The Wisconsin Department of Safety and Professional Services approved the company’s request last month. Foxconn had submitted a consulting engineer’s study concluding that treatment of the roof steel with fire-resistant coatings wasn’t necessary.
Such steps aren’t needed because of the large volume of Foxconn’s display “fab,” the height of the ceilings and the planned use of standard spill-control practices, fire-protection engineers with Jensen Hughes concluded.
Foxconn sought the variance in May. The company said fire-resistant coatings can shed tiny particles and emit gases, causing contamination inside a microelectronics plant.
Production of LCD panels requires a very clean environment. Panels can be ruined even by minute bits of dust in the air.
In analyzing Foxconn’s plans for its display factory in Mount Pleasant, consultant Jensen Hughes Inc., of Baltimore, noted that the ceilings will be at least 38 feet high in the array area — where sheets of thin glass are embed
ded with millions of tiny pixels — and at least 23 feet high in the assembly area.

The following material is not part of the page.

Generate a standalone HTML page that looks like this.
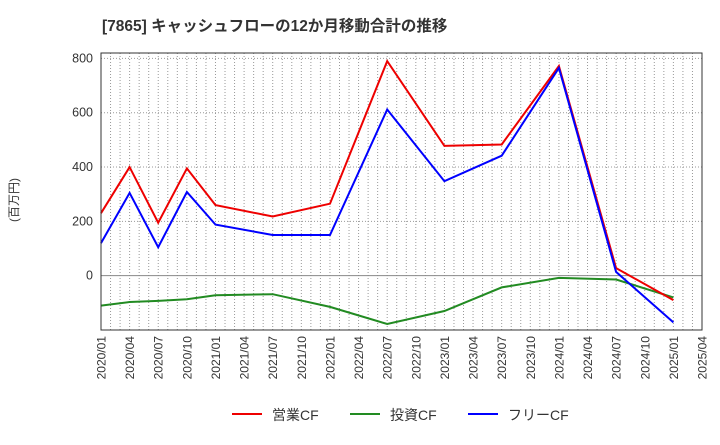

Because of the heights, only a very large fire could threaten the roof, the engineering report said. By limiting the amount of combustible material in the plant, the potential for such fires can be prevented, the report said.
Managing the amount of material in the building that can burn would yield the equivalent of a one-hour fire-resistance rating for the roof, the report said.
The Jensen Hughes engineers said they used a worst-case scenario, analyzing the integrity of the roof without accounting for the presence of the sprinkler system that is planned, or for other potential intervention to fight a fire.
In its application for the variance, Foxconn said it will use fire-safe plastics to the extent practical and will manage and contain flammable liquids within production tools.
“This approach has successfully been applied sustainably for almost three decades across dozens of semiconductor fabrication facilities, both domestically and internationally,” the company said.
“Performance-based” analyses such as that conducted for Foxconn are becoming more common, said Chris Jelenewicz, technical director at the Society of Fire Protection Engineers.
Properly done, such studies are superior to the prescriptive procedures spelled out in building codes because they can account for the unique characteristics of specific buildings, he said.
“I really believe you can get better fire protection if you’re doing a performance-based approach,” Jelenewicz said.